Thailand's new government said it plans to pursue a number of economic policies championed by the previous military administration as officials strive to revive the nation's growth.

Initiatives such as the $55 billion Eastern Economic Corridor project, which seeks to add infrastructure and spur high-technology industries, are among the priorities laid out in a policy statement published Sunday in Bangkok.

"Thailand has continued making progress in many areas of development," according to the statement. "But this government will face challenges from volatility domestically and globally, from issues like an aging society, international trade and technological change."

Other key elements of the agenda include farm subsidies, welfare for people on low incomes, finding new export markets, attracting high-spending tourists and restructuring taxation.

The government expects annual budget spending of 3.3 trillion baht ($107 billion) — about the current level — and said fiscal policy will seek to provide a buffer against global volatility partly by creating domestic macroeconomic stability.

The administration also plans to receive feedback from the public on whether to redraft parts of the military-backed constitution put in place under the junta.

The cabinet sworn in last week faces the task of reviving Southeast Asia's second-largest economy, after a slump in exports amid the U.S.-China trade war contributed to the weakest growth in the first quarter since 2014.
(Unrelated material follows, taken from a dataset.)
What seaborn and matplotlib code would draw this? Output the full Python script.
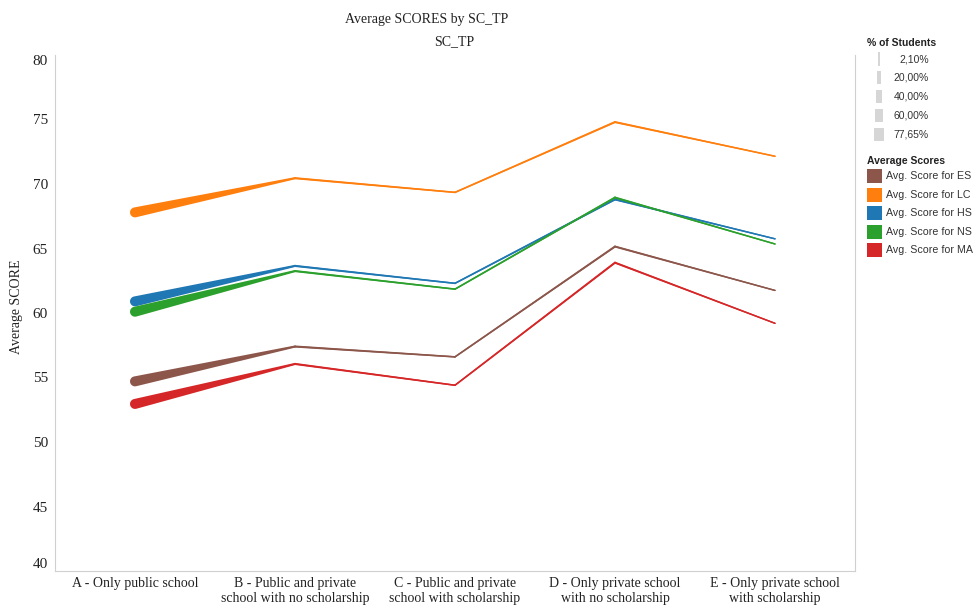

"Big businesses must be pleased with the continuity of key policies, such as infrastructure investment," said Amornthep Chawla, head of research at CIMB Thai Bank PCL in Bangkok. "We'll have to wait and see how this government implements these policies. An economic stimulus package may be needed to boost weak local demand."

Prayuth Chan-ocha, the former army chief who led the junta for five years, returned as prime minister following a disputed general election in March.

He leads a sprawling governing coalition of 19 parties and is due to present the policy agenda to parliament on Thursday.